I suppose I should be reading Jan Swafford's biography of Brahms at the moment. It sits highly invitingly on the part of the book shelves reserved for on-going reading, and I've perused the first few pages with delight, knowing it's going to be something special - but such has been the busyness of my little world of late, and the demands of Prof Pinker's latest magisterial tome, that I've deliberately delayed getting to grips with Swafford, knowing I'm not going to do his work any justice if I read it in a head-long rush.
Another factor that's been involved in this delay links to my reading of the Ian Bell biography of Bob Dylan I mentioned earlier this month. I completed it a couple of weeks ago - or, rather, I completed the first volume, the only one I've got, of the full two-volume biography - and my reading of it resulted in my doing a lot of thinking about biographies in general. Unfortunately the thinking I did, and, I suppose, am still doing, is not of the clear and lucid variety that makes for the well-balanced mind, but is of the impressively hazy kind with which I so often baffle myself. And this muddlement (my coinage, don't look it up) factored into my hesitation over the Brahms bio, despite the author's impressive clarity as to what he's doing writing the thing in his introductory pages.

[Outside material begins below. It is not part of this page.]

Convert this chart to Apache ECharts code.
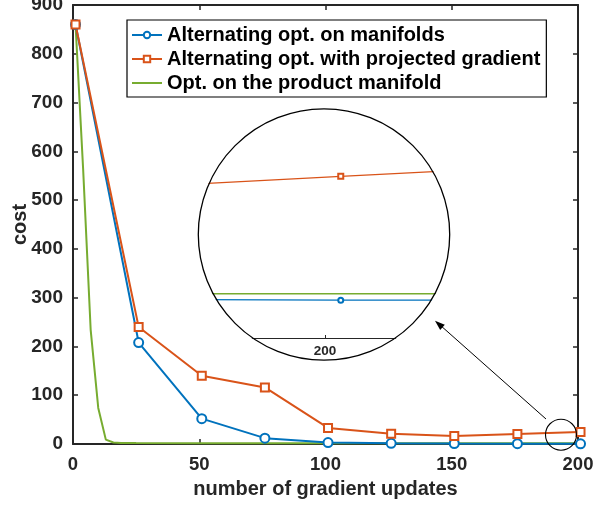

Basically, whilst I read Bell's book with gusto and a sense of learning something about the Bobster, at times I felt something close to guilt about my intrusion into the great man's life via the rather gossipy content (but, then, what biography isn't simply a kind of heightened form of gossip when all is said and done?) and even more frequently a distinct sense of irritation manifested itself upon my reading some of Bell's more superficial judgements upon Dylan's work.
Bell is obviously a pretty intelligent bloke but he suffers from the syndrome that plagues, indeed almost defines writers who see themselves as 'critics' of various genres of popular music: he cannot stop himself, perhaps even sees his function as, standing in judgement over the work of the subject he seeks to anatomise, failing to recognise that what he is doing is nothing more than a kind of parasitical growth feeding on that subject's creativity. Almost as a matter of routine he evaluates each album, often picking his hits and misses therefrom. But what's the point of telling the reader that Ballad in Plain D is some kind of disaster of a song that presumably he thinks Dylan should never have written?
Indeed, it becomes clear after the first half of his book, which actually has got some genuinely interesting and insightful stuff on Dylan's youth, that we're going to get the life of the artist sequenced through the albums, as if they somehow constitute the life. In the case of Dylan this is particularly off the point, of course, since even in his earliest days the albums were not central to how he saw his work, paradoxical as that may sound.
So now I'm thinking, in my confused way, that I just might not pick up the second volume of Bell's work (but, then again, I probably will) and that maybe biography in general is such a sullen art that a sensible reader ought to bypass it completely (but, of course, that's not going to happen in my case) and that Mr Swafford may resolve these dilemmas for me and I've really got to get round to picking up his Johannes Brahms pronto.